» INSTRUCTION: Copy exactly the block of lines between the one containing "Emit a Python" and the one containing "from matplotlib.ticker import FixedLocator", inclusive.
───── RECORDS SHOWN ─────
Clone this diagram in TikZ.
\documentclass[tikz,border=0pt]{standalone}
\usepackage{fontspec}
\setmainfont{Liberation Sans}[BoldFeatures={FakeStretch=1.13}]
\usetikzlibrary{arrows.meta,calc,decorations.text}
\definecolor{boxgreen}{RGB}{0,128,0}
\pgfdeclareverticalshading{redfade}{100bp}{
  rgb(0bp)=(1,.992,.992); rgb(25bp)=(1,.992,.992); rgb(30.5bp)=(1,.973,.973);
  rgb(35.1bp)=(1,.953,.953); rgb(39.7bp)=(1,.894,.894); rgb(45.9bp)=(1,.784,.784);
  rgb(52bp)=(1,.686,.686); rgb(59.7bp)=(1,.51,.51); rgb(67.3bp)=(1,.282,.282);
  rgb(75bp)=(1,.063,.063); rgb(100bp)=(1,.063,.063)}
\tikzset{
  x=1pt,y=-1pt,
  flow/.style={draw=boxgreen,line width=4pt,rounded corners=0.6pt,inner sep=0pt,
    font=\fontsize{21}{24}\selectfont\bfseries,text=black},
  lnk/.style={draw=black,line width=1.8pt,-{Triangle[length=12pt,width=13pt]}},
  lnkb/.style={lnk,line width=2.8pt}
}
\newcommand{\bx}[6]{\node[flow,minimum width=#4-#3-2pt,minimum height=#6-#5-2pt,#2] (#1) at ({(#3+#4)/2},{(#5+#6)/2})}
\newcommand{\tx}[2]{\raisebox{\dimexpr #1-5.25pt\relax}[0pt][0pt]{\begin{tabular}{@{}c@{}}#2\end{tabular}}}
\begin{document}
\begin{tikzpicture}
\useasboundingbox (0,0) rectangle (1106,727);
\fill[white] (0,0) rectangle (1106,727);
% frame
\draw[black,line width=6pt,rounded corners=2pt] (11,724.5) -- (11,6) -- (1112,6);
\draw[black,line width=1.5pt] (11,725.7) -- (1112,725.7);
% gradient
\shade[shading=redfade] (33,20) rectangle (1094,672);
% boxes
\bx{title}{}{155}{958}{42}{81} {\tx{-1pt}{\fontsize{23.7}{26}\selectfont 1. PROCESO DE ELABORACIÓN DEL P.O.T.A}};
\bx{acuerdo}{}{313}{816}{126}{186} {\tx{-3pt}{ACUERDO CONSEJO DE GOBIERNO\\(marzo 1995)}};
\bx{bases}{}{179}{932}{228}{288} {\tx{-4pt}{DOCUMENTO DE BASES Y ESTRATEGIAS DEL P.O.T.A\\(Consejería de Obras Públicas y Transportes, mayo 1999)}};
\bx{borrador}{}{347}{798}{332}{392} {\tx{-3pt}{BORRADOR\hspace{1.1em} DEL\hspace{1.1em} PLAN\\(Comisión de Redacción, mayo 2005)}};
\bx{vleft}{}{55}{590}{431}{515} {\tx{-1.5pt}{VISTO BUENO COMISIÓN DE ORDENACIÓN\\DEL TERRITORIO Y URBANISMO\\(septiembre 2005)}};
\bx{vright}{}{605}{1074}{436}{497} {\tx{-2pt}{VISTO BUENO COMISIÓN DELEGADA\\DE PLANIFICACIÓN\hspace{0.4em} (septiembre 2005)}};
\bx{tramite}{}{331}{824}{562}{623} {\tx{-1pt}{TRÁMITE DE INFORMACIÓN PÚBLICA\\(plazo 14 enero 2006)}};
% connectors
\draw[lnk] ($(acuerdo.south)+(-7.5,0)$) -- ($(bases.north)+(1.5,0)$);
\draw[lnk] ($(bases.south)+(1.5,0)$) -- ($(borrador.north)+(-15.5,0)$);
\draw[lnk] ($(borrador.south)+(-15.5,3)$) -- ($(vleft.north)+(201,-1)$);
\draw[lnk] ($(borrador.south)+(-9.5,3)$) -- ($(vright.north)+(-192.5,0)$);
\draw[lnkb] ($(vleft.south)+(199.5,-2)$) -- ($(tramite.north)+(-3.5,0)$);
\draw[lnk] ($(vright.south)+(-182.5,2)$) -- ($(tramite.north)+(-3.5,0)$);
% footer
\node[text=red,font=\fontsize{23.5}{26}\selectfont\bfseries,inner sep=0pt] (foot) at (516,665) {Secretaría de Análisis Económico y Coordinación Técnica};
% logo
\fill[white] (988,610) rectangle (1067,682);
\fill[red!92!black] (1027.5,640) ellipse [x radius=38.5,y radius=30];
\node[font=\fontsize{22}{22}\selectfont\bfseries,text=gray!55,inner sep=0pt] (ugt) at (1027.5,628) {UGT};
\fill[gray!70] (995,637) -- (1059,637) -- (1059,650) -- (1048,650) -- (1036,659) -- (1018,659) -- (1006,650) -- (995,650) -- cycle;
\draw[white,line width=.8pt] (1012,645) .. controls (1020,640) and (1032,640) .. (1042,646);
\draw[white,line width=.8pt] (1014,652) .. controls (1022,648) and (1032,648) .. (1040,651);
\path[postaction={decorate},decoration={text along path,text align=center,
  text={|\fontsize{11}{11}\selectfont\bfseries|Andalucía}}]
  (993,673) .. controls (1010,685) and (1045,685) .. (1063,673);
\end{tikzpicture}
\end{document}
─────
───── RECORDS SHOWN ─────
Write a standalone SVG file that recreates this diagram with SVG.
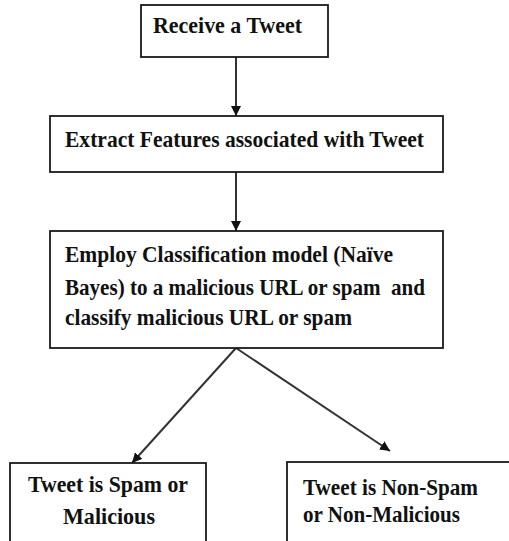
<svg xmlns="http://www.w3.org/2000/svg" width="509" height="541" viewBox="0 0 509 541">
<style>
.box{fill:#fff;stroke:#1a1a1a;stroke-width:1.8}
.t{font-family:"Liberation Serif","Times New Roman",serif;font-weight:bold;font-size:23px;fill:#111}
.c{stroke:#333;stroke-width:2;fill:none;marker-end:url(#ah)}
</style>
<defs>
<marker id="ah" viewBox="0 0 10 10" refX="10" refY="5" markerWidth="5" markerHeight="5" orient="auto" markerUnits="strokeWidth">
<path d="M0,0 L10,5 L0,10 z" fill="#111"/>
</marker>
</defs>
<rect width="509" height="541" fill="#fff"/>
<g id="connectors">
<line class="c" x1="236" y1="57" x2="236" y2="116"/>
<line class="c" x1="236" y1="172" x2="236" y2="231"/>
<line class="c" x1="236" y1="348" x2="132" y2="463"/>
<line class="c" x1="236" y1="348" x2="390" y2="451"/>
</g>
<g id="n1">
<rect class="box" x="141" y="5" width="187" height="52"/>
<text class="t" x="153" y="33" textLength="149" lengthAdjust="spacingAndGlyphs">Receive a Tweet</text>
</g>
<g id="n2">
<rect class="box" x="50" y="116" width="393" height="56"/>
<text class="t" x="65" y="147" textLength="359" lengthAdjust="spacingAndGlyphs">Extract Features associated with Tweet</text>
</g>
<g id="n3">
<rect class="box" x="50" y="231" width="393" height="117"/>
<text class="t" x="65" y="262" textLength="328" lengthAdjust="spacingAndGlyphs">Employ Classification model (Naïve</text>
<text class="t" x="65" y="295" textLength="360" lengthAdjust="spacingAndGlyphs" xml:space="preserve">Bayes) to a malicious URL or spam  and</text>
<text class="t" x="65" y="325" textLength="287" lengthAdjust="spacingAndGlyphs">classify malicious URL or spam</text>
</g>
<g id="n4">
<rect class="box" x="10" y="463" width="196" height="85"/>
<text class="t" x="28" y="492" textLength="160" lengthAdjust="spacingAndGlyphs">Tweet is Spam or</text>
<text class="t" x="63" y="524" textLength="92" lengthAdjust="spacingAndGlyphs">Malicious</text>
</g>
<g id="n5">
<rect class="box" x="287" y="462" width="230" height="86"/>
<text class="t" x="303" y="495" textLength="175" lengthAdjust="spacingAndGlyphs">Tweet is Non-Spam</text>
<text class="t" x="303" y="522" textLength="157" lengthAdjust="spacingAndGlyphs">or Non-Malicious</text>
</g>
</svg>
─────
───── RECORDS SHOWN ─────
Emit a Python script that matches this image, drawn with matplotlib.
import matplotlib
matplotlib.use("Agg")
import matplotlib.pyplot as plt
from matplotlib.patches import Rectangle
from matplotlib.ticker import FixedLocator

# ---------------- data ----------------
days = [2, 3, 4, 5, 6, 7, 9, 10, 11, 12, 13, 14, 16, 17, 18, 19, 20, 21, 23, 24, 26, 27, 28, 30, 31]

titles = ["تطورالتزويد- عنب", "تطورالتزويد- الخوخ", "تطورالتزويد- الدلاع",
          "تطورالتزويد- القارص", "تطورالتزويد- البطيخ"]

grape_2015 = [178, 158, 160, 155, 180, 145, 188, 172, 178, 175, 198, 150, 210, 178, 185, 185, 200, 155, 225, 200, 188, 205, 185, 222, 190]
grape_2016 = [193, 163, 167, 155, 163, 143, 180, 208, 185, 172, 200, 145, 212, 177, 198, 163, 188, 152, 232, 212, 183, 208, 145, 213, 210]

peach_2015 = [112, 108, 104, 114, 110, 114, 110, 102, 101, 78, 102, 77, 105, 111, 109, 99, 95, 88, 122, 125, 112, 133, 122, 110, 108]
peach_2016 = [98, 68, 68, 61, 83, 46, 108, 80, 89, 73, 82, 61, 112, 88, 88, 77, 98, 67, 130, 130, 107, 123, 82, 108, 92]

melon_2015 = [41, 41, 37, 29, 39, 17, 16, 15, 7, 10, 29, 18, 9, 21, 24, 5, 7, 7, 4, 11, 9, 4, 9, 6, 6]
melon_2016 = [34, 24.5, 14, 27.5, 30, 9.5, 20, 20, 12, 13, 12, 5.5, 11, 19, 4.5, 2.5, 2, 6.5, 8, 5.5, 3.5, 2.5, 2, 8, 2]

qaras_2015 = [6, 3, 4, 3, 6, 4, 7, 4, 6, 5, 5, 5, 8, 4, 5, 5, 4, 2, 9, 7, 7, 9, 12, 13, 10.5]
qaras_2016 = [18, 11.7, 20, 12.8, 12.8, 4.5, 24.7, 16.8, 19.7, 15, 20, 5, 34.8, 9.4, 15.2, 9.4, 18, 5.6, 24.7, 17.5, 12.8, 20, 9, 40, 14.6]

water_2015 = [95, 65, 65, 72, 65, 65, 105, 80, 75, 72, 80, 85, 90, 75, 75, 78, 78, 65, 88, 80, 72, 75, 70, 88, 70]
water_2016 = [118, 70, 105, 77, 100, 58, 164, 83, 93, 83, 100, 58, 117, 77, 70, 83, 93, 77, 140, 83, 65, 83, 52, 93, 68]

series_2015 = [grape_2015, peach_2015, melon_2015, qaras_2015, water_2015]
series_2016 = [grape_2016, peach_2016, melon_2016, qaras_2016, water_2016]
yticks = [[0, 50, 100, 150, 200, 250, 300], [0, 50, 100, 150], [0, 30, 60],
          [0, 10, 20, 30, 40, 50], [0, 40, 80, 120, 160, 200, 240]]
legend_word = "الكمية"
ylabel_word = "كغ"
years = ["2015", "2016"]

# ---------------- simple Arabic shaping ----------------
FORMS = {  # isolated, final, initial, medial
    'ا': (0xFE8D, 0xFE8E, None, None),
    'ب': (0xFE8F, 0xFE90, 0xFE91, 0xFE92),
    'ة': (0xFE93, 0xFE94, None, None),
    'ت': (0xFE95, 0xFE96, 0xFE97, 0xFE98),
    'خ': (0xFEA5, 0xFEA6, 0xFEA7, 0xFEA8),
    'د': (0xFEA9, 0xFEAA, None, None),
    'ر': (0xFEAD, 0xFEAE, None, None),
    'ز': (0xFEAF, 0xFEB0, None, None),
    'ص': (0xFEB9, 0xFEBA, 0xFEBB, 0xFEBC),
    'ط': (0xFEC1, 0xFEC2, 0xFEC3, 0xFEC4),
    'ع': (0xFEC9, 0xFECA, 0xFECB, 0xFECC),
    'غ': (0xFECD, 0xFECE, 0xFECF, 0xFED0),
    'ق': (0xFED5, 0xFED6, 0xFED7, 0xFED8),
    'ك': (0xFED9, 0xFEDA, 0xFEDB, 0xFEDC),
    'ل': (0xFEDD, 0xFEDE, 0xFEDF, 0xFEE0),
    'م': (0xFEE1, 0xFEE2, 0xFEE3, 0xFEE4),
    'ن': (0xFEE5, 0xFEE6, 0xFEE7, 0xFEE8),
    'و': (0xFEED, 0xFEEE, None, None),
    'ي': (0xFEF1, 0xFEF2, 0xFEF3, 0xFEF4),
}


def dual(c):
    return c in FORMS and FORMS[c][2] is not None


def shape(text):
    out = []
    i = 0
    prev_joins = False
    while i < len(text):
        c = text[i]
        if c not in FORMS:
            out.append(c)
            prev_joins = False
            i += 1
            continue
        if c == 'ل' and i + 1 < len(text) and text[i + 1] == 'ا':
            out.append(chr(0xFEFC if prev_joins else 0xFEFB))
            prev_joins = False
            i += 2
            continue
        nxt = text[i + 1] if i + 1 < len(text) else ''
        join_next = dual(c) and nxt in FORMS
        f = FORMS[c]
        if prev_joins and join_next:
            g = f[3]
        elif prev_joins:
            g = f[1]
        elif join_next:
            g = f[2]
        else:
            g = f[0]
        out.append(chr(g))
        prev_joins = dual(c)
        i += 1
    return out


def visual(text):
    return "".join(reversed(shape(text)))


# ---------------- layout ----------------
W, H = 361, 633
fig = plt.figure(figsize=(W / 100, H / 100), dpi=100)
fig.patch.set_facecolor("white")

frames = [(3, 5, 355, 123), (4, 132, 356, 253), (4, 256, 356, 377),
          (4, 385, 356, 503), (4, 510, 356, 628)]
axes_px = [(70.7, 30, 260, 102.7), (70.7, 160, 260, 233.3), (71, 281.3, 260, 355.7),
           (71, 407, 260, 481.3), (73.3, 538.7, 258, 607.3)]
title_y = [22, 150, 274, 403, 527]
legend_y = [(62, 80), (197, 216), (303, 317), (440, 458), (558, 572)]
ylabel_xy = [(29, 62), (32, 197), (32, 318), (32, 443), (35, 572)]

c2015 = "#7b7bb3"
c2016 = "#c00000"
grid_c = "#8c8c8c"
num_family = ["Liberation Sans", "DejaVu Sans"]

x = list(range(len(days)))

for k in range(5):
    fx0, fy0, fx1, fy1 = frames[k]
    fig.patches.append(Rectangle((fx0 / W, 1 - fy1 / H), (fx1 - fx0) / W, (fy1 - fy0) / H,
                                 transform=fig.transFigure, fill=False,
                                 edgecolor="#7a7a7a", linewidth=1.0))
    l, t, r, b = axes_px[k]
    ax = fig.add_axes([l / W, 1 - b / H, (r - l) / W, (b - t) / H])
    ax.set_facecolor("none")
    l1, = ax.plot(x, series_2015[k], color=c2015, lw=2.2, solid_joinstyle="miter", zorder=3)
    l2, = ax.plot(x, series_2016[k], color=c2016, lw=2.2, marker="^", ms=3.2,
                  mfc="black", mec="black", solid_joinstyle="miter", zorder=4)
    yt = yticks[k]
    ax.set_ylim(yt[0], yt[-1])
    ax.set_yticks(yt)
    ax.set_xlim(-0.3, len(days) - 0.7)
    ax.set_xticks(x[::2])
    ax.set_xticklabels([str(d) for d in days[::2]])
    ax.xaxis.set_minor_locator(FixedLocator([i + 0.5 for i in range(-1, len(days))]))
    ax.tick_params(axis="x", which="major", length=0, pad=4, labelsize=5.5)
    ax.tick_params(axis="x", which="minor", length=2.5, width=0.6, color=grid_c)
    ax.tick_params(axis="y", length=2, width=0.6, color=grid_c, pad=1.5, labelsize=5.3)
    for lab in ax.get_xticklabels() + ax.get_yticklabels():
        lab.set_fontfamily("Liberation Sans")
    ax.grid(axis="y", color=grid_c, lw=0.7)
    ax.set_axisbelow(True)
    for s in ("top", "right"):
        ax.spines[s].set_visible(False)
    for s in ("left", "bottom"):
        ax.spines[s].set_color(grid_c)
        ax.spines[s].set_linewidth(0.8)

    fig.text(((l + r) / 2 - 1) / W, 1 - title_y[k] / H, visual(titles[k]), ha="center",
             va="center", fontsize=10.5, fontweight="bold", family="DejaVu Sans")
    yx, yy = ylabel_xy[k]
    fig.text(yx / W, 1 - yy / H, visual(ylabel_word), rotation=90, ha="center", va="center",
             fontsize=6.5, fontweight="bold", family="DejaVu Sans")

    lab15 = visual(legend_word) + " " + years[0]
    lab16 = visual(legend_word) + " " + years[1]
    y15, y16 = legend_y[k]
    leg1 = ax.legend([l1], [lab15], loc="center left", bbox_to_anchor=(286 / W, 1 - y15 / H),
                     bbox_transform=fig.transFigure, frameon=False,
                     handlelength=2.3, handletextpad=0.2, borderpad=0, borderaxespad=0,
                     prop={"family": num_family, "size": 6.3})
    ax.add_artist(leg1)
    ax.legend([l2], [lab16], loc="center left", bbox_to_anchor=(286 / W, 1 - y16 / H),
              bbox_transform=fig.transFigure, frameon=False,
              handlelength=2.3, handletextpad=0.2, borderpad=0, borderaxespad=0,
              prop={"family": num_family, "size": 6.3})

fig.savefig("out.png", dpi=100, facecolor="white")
─────
» RESPONSE FOR THIS EXERCISE:
Emit a Python script that matches this image, drawn with matplotlib.
import matplotlib
matplotlib.use("Agg")
import matplotlib.pyplot as plt
from matplotlib.patches import Rectangle
from matplotlib.ticker import FixedLocator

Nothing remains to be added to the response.